Wednesday, 1 July 2015

Arrows and kites

A red kite was seen flying along Glanton main street yesterday morning.  This is the second record of a kite in the area with another/same bird seen at the Bridge of Aln about two weeks ago.  The Glanton bird was wing-tagged but unsure of colour.

Vegetation surveying in the College Valley produced a number of species of interest.  A small wet flush on the side of St Cuthbert's Way held Quaking grass and Marsh arrowgrass.  The latter looks more akin to a grass than a flowering plant.  Other species of interest included my first small pearl bordered fritillary butterfly of the year, at least 3 whinchats, a wide range of micro-moths and a good range of beetles including a very large click beetle (unfortunately no photo)

Wednesday, 24 June 2015

Winged Wonders


In spite of the non summery weather and particularly the lack of sunshine, Banded Demoiselle damselflies have emerged on the River Aln near Lesbury, at roughly the same time as last year

Having spent 2 years as Larvae living in water and breathing through gills, there are now adults of both sexes, who have emerged from the water and taken on wings to breathe the same air as us

Their life expectancy as adults is between 2 and 8 weeks, just enough  time to breed and continue the cycle of life

They truly are winged wonders

Wednesday, 10 June 2015

Nocturnal

A late evening visit to Beanley Moor proved very productive,as I sat taking in the sounds of Owls hooting and Grey Herons croaking as they flew over like something out of Jurassic Park, I slowly began to hear other things 3 Cuckoos calling from different places at the same time, the calls were mainly he familiar "cuckoo" but also a bubbling trill which would indicate a female.

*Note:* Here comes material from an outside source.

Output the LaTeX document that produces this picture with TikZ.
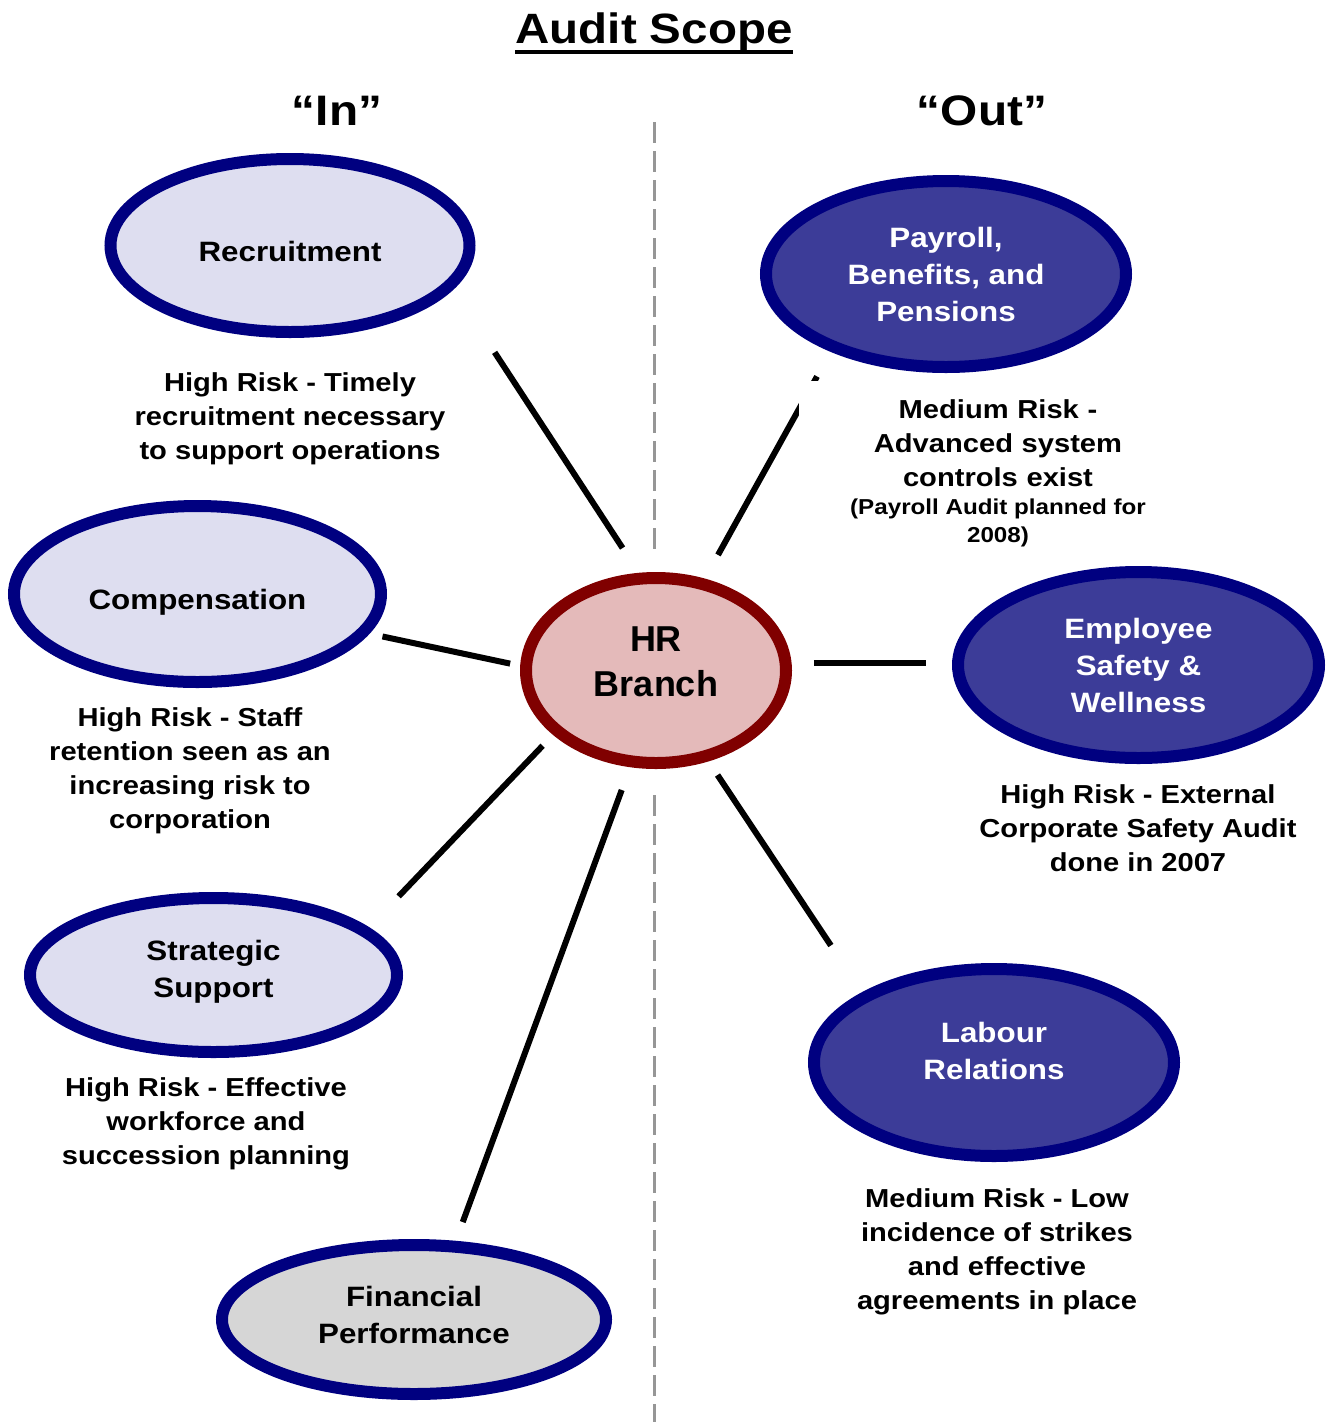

This went on for sometime before silence reigned once more, then as a final flourish just as I was about to leave came the unmistakable churring call of a Nightjar, all was silence apart from this one weird yet wonderful sound. 

Friday, 22 May 2015

Iceland Gull in summer!

This out of season Iceland Gull is frequenting the QEII Lake, Ashington. Just view from the car, it is attracted to people feeding the ducks with other gulls. Its timings are a bit erratic but I finally caught up with it on my 5th visit on the way to work this morning...

First summer Iceland Gull, centre.

Thursday, 21 May 2015

Shear joy........

An hour and a half was spent sea watching off Boulmer last night.  There were a large number of auks (Puffins, Razorbills and Guillemots), Kittiwakes, Gannets and terns (Sandwich, Arctic, Common and a few Roseate) feeding offshore.  Dunlin and Ringed plovers were also moving north.

The joy of the evening was watching small parties of Manx shearwaters ease their way north.  The count was 57 over the period.  The evening sun shining on the small flocks, moving close inshore, was very special.  One wonders where these birds were coming from and where they are going to at this time of.  With no breeding colonies in the North Sea, are these birds non-breeders or breeders taking a tour of North Sea waters?  Do they look have a look for potential breeding sites around the Farnes and other suitable islands?

Unfortunately there were no skuas.  The only other species moving was two Tufted ducks moving north (male and female).

Late news from Monday (15th May) was a Quail calling at West Fenton.  Cow parsley, Herb bennet, Tufted vetch and a number of grasses are just coming into flower.

Tuesday, 12 May 2015

Spring Waders

We decided on an early visit to Low Newton scrape to check out the reported waders. On our arrival a Greenshank flew off with another, smaller wader, when we checked the scrape a bird with a small group of summer plumaged Dunlin turned out to be the Pectoral Sandpiper. At that moment the Greenshank came back in with it's smaller companion, this soon revealed itself to be the Lesser Yellowlegs, as we scanned further along we came across another small wader, this proved to be a Wood Sandpiper which had just flown in. The high point was to have Lesser Yellowlegs, Pectoral Sandpiper and Wood Sandpiper all together in the same scope view. Whilst there we could hear Reed Warbler calling in the reedbeds, Wheatears ran about in the wet meadow, two Yellow Wagtails were having a scrap and a Little Tern flew past on the tideline.

Tuesday, 5 May 2015

Groppers and otters

After the rain on Sunday, a strategic walk from Embleton to Low Newton was required on Bank Holiday Monday.  Fortunately we left it late and missed the hordes of visitors.  The tide was high and there was little on the sea apart from a few Shags, auks and a party of Sandwich terns feeding close into shore.  A small party of waders dodging the dogs and people included summer plummage Dunlin, Turnstone and 'northern' Ringed plover.

Low Newton flash produced a female Pintail, Snipe and good numbers of Teal were of note.

There was very little on Newton Pool but a group in the hide said they had just seen two Otters.  After 10 minutes they re-appeared and gave great views.  Two Roe deer gave further interest.

A walk back along the dunes produced at least two Grasshopper warbler, several Sedge warbler, Blackcap, Chiffchaff, and a good passage of Swallows.